◆ Task details: From the very first line of the data to the line containing "import plotly.graph_objects as go", retype everything exactly, leaving the pictures behind.

[start]

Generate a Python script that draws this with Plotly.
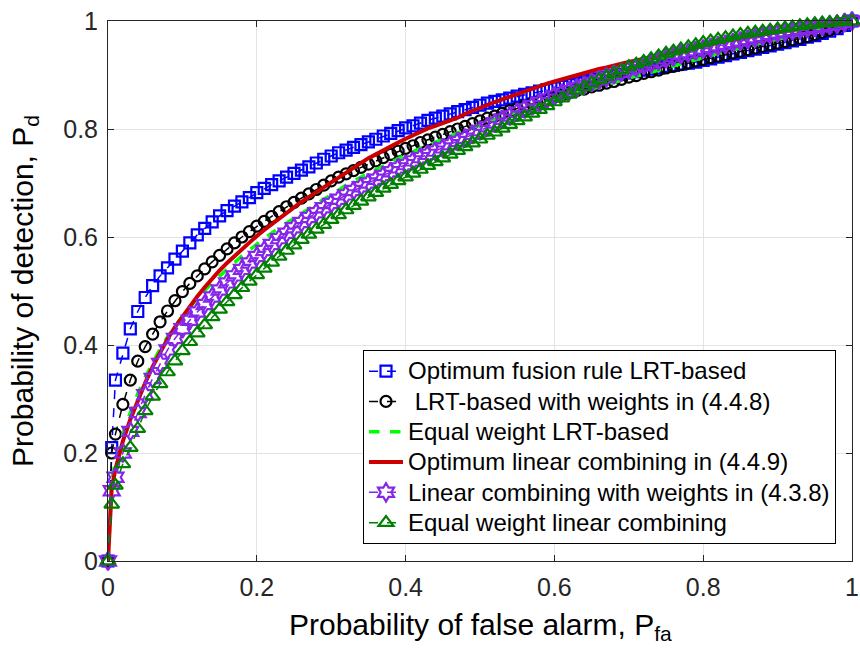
import plotly.graph_objects as go

# Probability of false alarm (shared grid for all curves)
pfa = [0, 0.005,
       0.01, 0.02, 0.03, 0.04, 0.05, 0.06, 0.07, 0.08, 0.09, 0.10,
       0.11, 0.12, 0.13, 0.14, 0.15, 0.16, 0.17, 0.18, 0.19, 0.20,
       0.21, 0.22, 0.23, 0.24, 0.25, 0.26, 0.27, 0.28, 0.29, 0.30,
       0.31, 0.32, 0.33, 0.34, 0.35, 0.36, 0.37, 0.38, 0.39, 0.40,
       0.41, 0.42, 0.43, 0.44, 0.45, 0.46, 0.47, 0.48, 0.49, 0.50,
       0.51, 0.52, 0.53, 0.54, 0.55, 0.56, 0.57, 0.58, 0.59, 0.60,
       0.61, 0.62, 0.63, 0.64, 0.65, 0.66, 0.67, 0.68, 0.69, 0.70,
       0.71, 0.72, 0.73, 0.74, 0.75, 0.76, 0.77, 0.78, 0.79, 0.80,
       0.81, 0.82, 0.83, 0.84, 0.85, 0.86, 0.87, 0.88, 0.89, 0.90,
       0.91, 0.92, 0.93, 0.94, 0.95, 0.96, 0.97, 0.98, 0.99, 1.00]

# Optimum fusion rule LRT-based
pd_opt_lrt = [0, 0.21,
              0.335, 0.385, 0.43, 0.462, 0.488, 0.51, 0.528, 0.543, 0.559, 0.574,
              0.589, 0.604, 0.616, 0.628, 0.639, 0.649, 0.657, 0.665, 0.673, 0.682,
              0.69, 0.697, 0.704, 0.711, 0.718, 0.724, 0.73, 0.737, 0.744, 0.75,
              0.756, 0.761, 0.766, 0.771, 0.776, 0.781, 0.787, 0.792, 0.797, 0.802,
              0.806, 0.811, 0.816, 0.82, 0.824, 0.828, 0.832, 0.836, 0.84, 0.844,
              0.848, 0.851, 0.854, 0.857, 0.861, 0.864, 0.867, 0.87, 0.873, 0.876,
              0.879, 0.882, 0.885, 0.888, 0.891, 0.893, 0.896, 0.899, 0.901, 0.904,
              0.906, 0.909, 0.911, 0.913, 0.916, 0.918, 0.92, 0.922, 0.924, 0.927,
              0.930, 0.933, 0.936, 0.939, 0.942, 0.945, 0.948, 0.951, 0.954, 0.957,
              0.960, 0.963, 0.966, 0.970, 0.973, 0.977, 0.981, 0.986, 0.992, 1.0]

# LRT-based with weights in (4.4.8)
pd_lrt_w = [0, 0.2,
            0.235, 0.29, 0.335, 0.37, 0.397, 0.42, 0.443, 0.463, 0.482, 0.499,
            0.514, 0.528, 0.541, 0.554, 0.566, 0.578, 0.589, 0.6, 0.61, 0.62,
            0.629, 0.638, 0.647, 0.656, 0.664, 0.672, 0.68, 0.688, 0.696, 0.704,
            0.711, 0.717, 0.723, 0.729, 0.735, 0.741, 0.747, 0.753, 0.759, 0.764,
            0.769, 0.775, 0.78, 0.785, 0.79, 0.795, 0.8, 0.805, 0.81, 0.815,
            0.82, 0.824, 0.829, 0.834, 0.838, 0.843, 0.847, 0.851, 0.855, 0.859,
            0.863, 0.867, 0.871, 0.874, 0.878, 0.881, 0.885, 0.888, 0.892, 0.896,
            0.899, 0.903, 0.906, 0.909, 0.913, 0.916, 0.919, 0.922, 0.926, 0.929,
            0.932, 0.935, 0.938, 0.941, 0.944, 0.947, 0.95, 0.953, 0.956, 0.959,
            0.962, 0.965, 0.968, 0.971, 0.975, 0.979, 0.983, 0.988, 0.994, 1.0]

# Equal weight LRT-based
pd_lrt_eq = [0, 0.15,
             0.185, 0.235, 0.275, 0.31, 0.34, 0.368, 0.393, 0.415, 0.435, 0.453,
             0.47, 0.486, 0.501, 0.515, 0.528, 0.541, 0.553, 0.565, 0.576, 0.587,
             0.597, 0.607, 0.617, 0.626, 0.635, 0.644, 0.653, 0.662, 0.67, 0.678,
             0.688, 0.696, 0.704, 0.711, 0.718, 0.725, 0.732, 0.739, 0.745, 0.752,
             0.758, 0.764, 0.77, 0.776, 0.782, 0.787, 0.793, 0.798, 0.803, 0.808,
             0.813, 0.818, 0.823, 0.828, 0.833, 0.837, 0.842, 0.846, 0.85, 0.855,
             0.859, 0.863, 0.867, 0.871, 0.875, 0.879, 0.883, 0.887, 0.89, 0.894,
             0.898, 0.901, 0.905, 0.908, 0.912, 0.916, 0.92, 0.925, 0.929, 0.933,
             0.936, 0.94, 0.943, 0.947, 0.95, 0.953, 0.957, 0.96, 0.963, 0.966,
             0.969, 0.972, 0.975, 0.978, 0.981, 0.984, 0.987, 0.991, 0.995, 1.0]

# Optimum linear combining in (4.4.9)
pd_lin_opt = [0, 0.135,
              0.17, 0.222, 0.262, 0.298, 0.33, 0.36, 0.387, 0.411, 0.433, 0.453,
              0.472, 0.49, 0.507, 0.523, 0.538, 0.552, 0.565, 0.578, 0.59, 0.602,
              0.613, 0.624, 0.635, 0.645, 0.655, 0.665, 0.674, 0.683, 0.692, 0.701,
              0.71, 0.72, 0.729, 0.738, 0.746, 0.753, 0.761, 0.768, 0.775, 0.782,
              0.789, 0.795, 0.801, 0.806, 0.811, 0.816, 0.821, 0.828, 0.834, 0.839,
              0.844, 0.85, 0.855, 0.86, 0.865, 0.87, 0.875, 0.88, 0.884, 0.888,
              0.892, 0.896, 0.9, 0.904, 0.907, 0.911, 0.914, 0.918, 0.921, 0.924,
              0.927, 0.93, 0.933, 0.936, 0.939, 0.942, 0.945, 0.948, 0.951, 0.954,
              0.957, 0.96, 0.962, 0.965, 0.967, 0.97, 0.972, 0.975, 0.977, 0.979,
              0.982, 0.984, 0.986, 0.988, 0.99, 0.992, 0.994, 0.996, 0.998, 1.0]

# Linear combining with weights in (4.3.8)
pd_lin_w = [0, 0.13,
            0.155, 0.2, 0.24, 0.275, 0.308, 0.338, 0.366, 0.391, 0.412, 0.43,
            0.446, 0.461, 0.475, 0.489, 0.502, 0.515, 0.528, 0.54, 0.552, 0.564,
            0.575, 0.586, 0.597, 0.607, 0.617, 0.627, 0.636, 0.645, 0.654, 0.662,
            0.67, 0.678, 0.686, 0.693, 0.7, 0.707, 0.714, 0.721, 0.728, 0.734,
            0.741, 0.747, 0.753, 0.759, 0.765, 0.771, 0.777, 0.783, 0.79, 0.797,
            0.804, 0.811, 0.818, 0.824, 0.831, 0.837, 0.843, 0.849, 0.855, 0.861,
            0.866, 0.871, 0.876, 0.881, 0.886, 0.891, 0.896, 0.901, 0.905, 0.91,
            0.914, 0.918, 0.922, 0.926, 0.93, 0.934, 0.938, 0.941, 0.945, 0.948,
            0.951, 0.954, 0.957, 0.96, 0.963, 0.966, 0.969, 0.972, 0.975, 0.978,
            0.98, 0.982, 0.984, 0.986, 0.988, 0.99, 0.992, 0.994, 0.997, 1.0]

# Equal weight linear combining
pd_lin_eq = [0, 0.105,
             0.14, 0.18, 0.21, 0.245, 0.278, 0.305, 0.328, 0.35, 0.37, 0.389,
             0.406, 0.422, 0.437, 0.452, 0.466, 0.48, 0.493, 0.506, 0.518, 0.53,
             0.542, 0.553, 0.564, 0.575, 0.585, 0.595, 0.605, 0.614, 0.623, 0.632,
             0.641, 0.65, 0.658, 0.666, 0.674, 0.682, 0.69, 0.697, 0.704, 0.711,
             0.718, 0.725, 0.732, 0.739, 0.746, 0.753, 0.76, 0.767, 0.774, 0.781,
             0.788, 0.794, 0.801, 0.808, 0.815, 0.822, 0.829, 0.836, 0.843, 0.85,
             0.857, 0.864, 0.871, 0.878, 0.885, 0.891, 0.897, 0.903, 0.909, 0.915,
             0.92, 0.925, 0.93, 0.935, 0.94, 0.944, 0.948, 0.952, 0.956, 0.96,
             0.963, 0.966, 0.969, 0.972, 0.975, 0.977, 0.979, 0.981, 0.983, 0.985,
             0.987, 0.989, 0.991, 0.993, 0.995, 0.996, 0.997, 0.998, 0.999, 1.0]

labels = ["Optimum fusion rule LRT-based",
          "\u00a0LRT-based with weights in (4.4.8)",
          "Equal weight LRT-based",
          "Optimum linear combining in (4.4.9)",
          "Linear combining with weights in (4.3.8)",
          "Equal weight linear combining"]

tick_vals = [0, 0.2, 0.4, 0.6, 0.8, 1]
tick_text = ["0", "0.2", "0.4", "0.6", "0.8", "1"]

x_title = "Probability of false alarm, P<sub>fa</sub>"
y_title = "Probability of detection, P<sub>d</sub>"


def leg(name):
    return '<span style="font-size:24px">' + name + '</span>'


fig = go.Figure()

fig.add_trace(go.Scatter(
    x=pfa, y=pd_opt_lrt, name=leg(labels[0]), mode="lines+markers", cliponaxis=False,
    line=dict(color="#0000FF", width=1.5, dash="dash"),
    marker=dict(symbol="square-open", size=11, color="#0000FF", line=dict(width=2.2, color="#0000FF"))))
fig.add_trace(go.Scatter(
    x=pfa, y=pd_lrt_w, name=leg(labels[1]), mode="lines+markers", cliponaxis=False,
    line=dict(color="#000000", width=1.5, dash="dash"),
    marker=dict(symbol="circle-open", size=11, color="#000000", line=dict(width=2.2, color="#000000"))))
fig.add_trace(go.Scatter(
    x=pfa, y=pd_lrt_eq, name=leg(labels[2]), mode="lines", cliponaxis=False,
    line=dict(color="#00FF00", width=3.5, dash="dash")))
fig.add_trace(go.Scatter(
    x=pfa, y=pd_lin_opt, name=leg(labels[3]), mode="lines", cliponaxis=False,
    line=dict(color="#CC0000", width=4)))
fig.add_trace(go.Scatter(
    x=pfa, y=pd_lin_w, name=leg(labels[4]), mode="lines+markers", cliponaxis=False,
    line=dict(color="#8526E8", width=1.5, dash="dash"),
    marker=dict(symbol="hexagram-open", size=14, color="#8526E8", line=dict(width=2.2, color="#8526E8"))))
fig.add_trace(go.Scatter(
    x=pfa, y=pd_lin_eq, name=leg(labels[5]), mode="lines+markers", cliponaxis=False,
    line=dict(color="#008000", width=1.5, dash="dash"),
    marker=dict(symbol="triangle-up-open", size=13, color="#008000", line=dict(width=2.2, color="#008000"))))

axis_common = dict(
    range=[0, 1], tickvals=tick_vals, ticktext=tick_text, automargin=False,
    showgrid=True, gridcolor="#E3E3E3", gridwidth=1,
    showline=True, linecolor="#262626", linewidth=1, mirror="ticks",
    ticks="inside", ticklen=6, tickcolor="#262626", zeroline=False,
    tickfont=dict(family="Liberation Sans, Arial, sans-serif", size=25, color="#262626"),
)

fig.update_layout(
    width=860, height=648,
    margin=dict(l=108, r=8, t=21, b=87),
    plot_bgcolor="white", paper_bgcolor="white",
    font=dict(family="Liberation Sans, Arial, sans-serif", color="#000000"),
    xaxis=dict(**axis_common, ticklabelstandoff=4),
    yaxis=dict(**axis_common, ticklabelstandoff=4),
    legend=dict(x=0.9785, y=0.0315, xanchor="right", yanchor="bottom",
                bgcolor="white", bordercolor="#000000", borderwidth=1,
                font=dict(size=21, color="#000000"), itemwidth=34,
                tracegroupgap=0),
    showlegend=True,
    annotations=[
        dict(text=x_title, xref="paper", yref="paper", x=0.5, y=-0.083,
             xanchor="center", yanchor="top", showarrow=False,
             font=dict(size=30, color="#000000")),
        dict(text=y_title, xref="paper", yref="paper", x=-0.113,
             y=0.50, xanchor="center", yanchor="middle", showarrow=False,
             textangle=-90, font=dict(size=30, color="#000000")),
    ],
)

fig.write_html("out.html")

[end]

◆ Exercise result:
Generate a Python script that draws this with Plotly.
import plotly.graph_objects as go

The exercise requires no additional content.